The report writes: “The current wave of land grabs is not simply an opportunistic response by investors looking to cash in on the rising value of land and agricultural resources since the 2007-08 food crisis, but is rather acceleration of a longer term process via which corporations, assisted by governments, have been trying to assert control over all stages of the farming and food system, often at the expense of smallholder farmers.

“This battle over not just land, but over the future model of agriculture itself, poses an immediate threat to the future of smallholder farming.”

South African challenge and opportunity

It is against this background that South Africa should be very careful to allow short term political goals, dominated by vote-catching strategies, to cloud its plans to reform land ownership and the agricultural industry rooted in it.

It is, for instance, lamentable that there was nothing in the SONA and subsequent statements about turning around the dismal record of assistance to smallholder farmers, many of whom have been beneficiaries of land redistribution programmes.

Fact is, considering that due to aridity only 13.5% of the country’s available land is suitable for crop production, its agricultural industry has performed a near miracle.

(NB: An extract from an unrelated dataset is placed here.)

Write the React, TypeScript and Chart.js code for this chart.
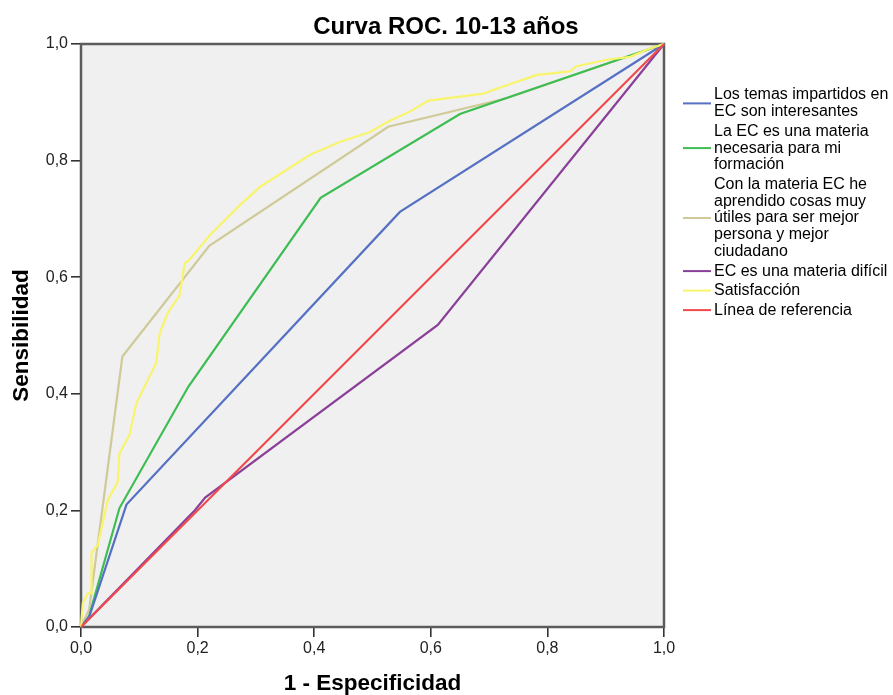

Not only is the country self-sufficient in virtually all major agricultural products, but also a food exporter of note.

According to FAOSTAT, South Africa is one of world's largest producers of: chicory roots (4th); grapefruit (4th); cereals (5th); green maize and maize (7th); castor oil seed (9th); pears (9th); sisal (10th); fibre crops (10th). The dairy industry consists of around 4 300 milk producers providing employment for 60 000 farm workers and contributing to the livelihoods of around 40 000 others.

As pointed out in another article, and considering that Europe is the main destination of the country’s agricultural products, this position constitutes a huge strategic advantage in ever more complicated international trade conditions.

Besides this it should be kept in mind that agriculture not only contributes handsomely to foreign currency earnings, but employs in the order of a million people, with another close to eight million people directly or indirectly dependent on agriculture for their employment and income.

Important national asset

All of this makes the industry a hugely important and valuable national asset. It is, however, an asset that does not only depend on the land. More important, are the skills and knowledge of local conditions that have been build in the industry over generations.

To lose those skills could come at the expense of breaking the back of the industry. It would amount to slaying the goose that lays some very handy and essential golden eggs.

It is to be hoped that the government will proceed with great caution and a truly inclusive process in the implementation of its plans to reform land ownership and the agricultural industry that goes with it.